Having lost the 1976 Republican presidential nomination to incumbent Gerald Ford, Reagan bided his time till the next presidential election by putting out a newspaper column and syndicating a series of daily radio talks. A ghostwriter wrote the column. Still a radio announcer at heart, Reagan took pleasure in writing the three-minute broadcast scripts himself, by hand — nearly 750 of them, reproduced in the book with all his emendations, crossovers, re-phrasings, and peculiar abbreviations.
A Matter of Ear
Reagan had a writer’s ear. In one script he recalls composing a letter for a time capsule while driving up theCaliforniacoast. He wonders about the generation who will read the letter 100 years on: “Either they will be surrounded by the same beauty I knew as I wrote the letter or they will wonder sadly what it was like before that awful day when civilization broke down.”
Not bad. But then he rewrites: “Either they will be surrounded by the same beauty we know or they will wonder what it was like when the world was still beautiful.”
From the first draft to the second, there is a loss of eight needless words and a maximum gain in power; the sentence grows from a private reflection to a universal forewarning.
Cold War Menace
That passage also shows Reagan’s great obsession. He felt the menace of the Cold War in his bones — far more deeply, I’d wager, than the fools who caricatured him as a warmonger. The theme of “East-West tensions,” as they were called, recurs in these scripts, and he betrays no doubt as to where the blame lies.
“Communism is neither an ec. or pol. system — it is a form of insanity — a temporary aberration which will one day disappear from the earth because it is contrary to human nature,” he wrote in one script.
This was December 1976, 13 years before the fall of the Berlin Wall. Reagan thought that American indecision and self-doubt only postponed Communism’s inevitable end (“D,tente isn’t that what the farmer has with the turkey till Thanksgiving?”) and that American strength would hasten it.
Sound Economy
Yet “peace through strength” was more than a matter of military buildup — though such a buildup was essential. “Power,” he wrote, “is not only military strength but a sound economy.” And throughout these scripts he showed he understood how an economy was supposed to work.
“Our system freed the individual genius of man,” he wrote in another script, “released him to fly as high and as far as his own talent and energy would take him.”
To prove this idea wasn’t just sentimentality, Reagan then elaborated a plainspoken and accurate summary of how the price mechanism works — obviously paraphrased from one of his favorite books, Friedrich von Hayek’s “Road to Serfdom.”
Reagan read and wrote constantly before he won the presidency. “He was acting as a one-man think tank,” wrote the editors of this collection of scripts. Yet he wasn’t an intellectual, and the claims of his fans to the contrary – one exuberant reviewer compared “In His Own Hand” to the Federalist Papers (down, boy!) only diminish his genuine gifts.

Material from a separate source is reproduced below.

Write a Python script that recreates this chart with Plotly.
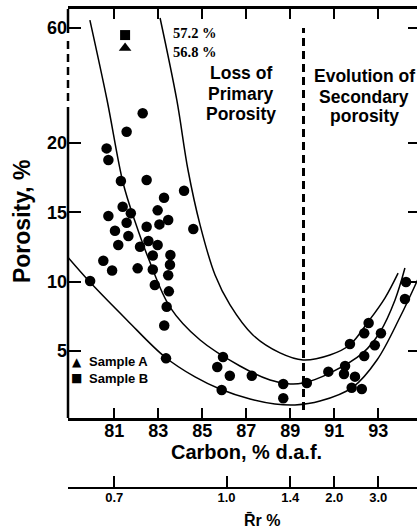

He was, above all, a politician, a practical man who combined his taste for words and ideas with a talent for putting them into action. But his practical efforts always began with ideas. Anyone who wants to understand Reagan must contend with the long paper trail he left behind. His own words lead back to the source of his greatness, long before any speechwriter could claim him.
Andrew Ferguson is a columnist for Bloomberg News. The opinions expressed are his own.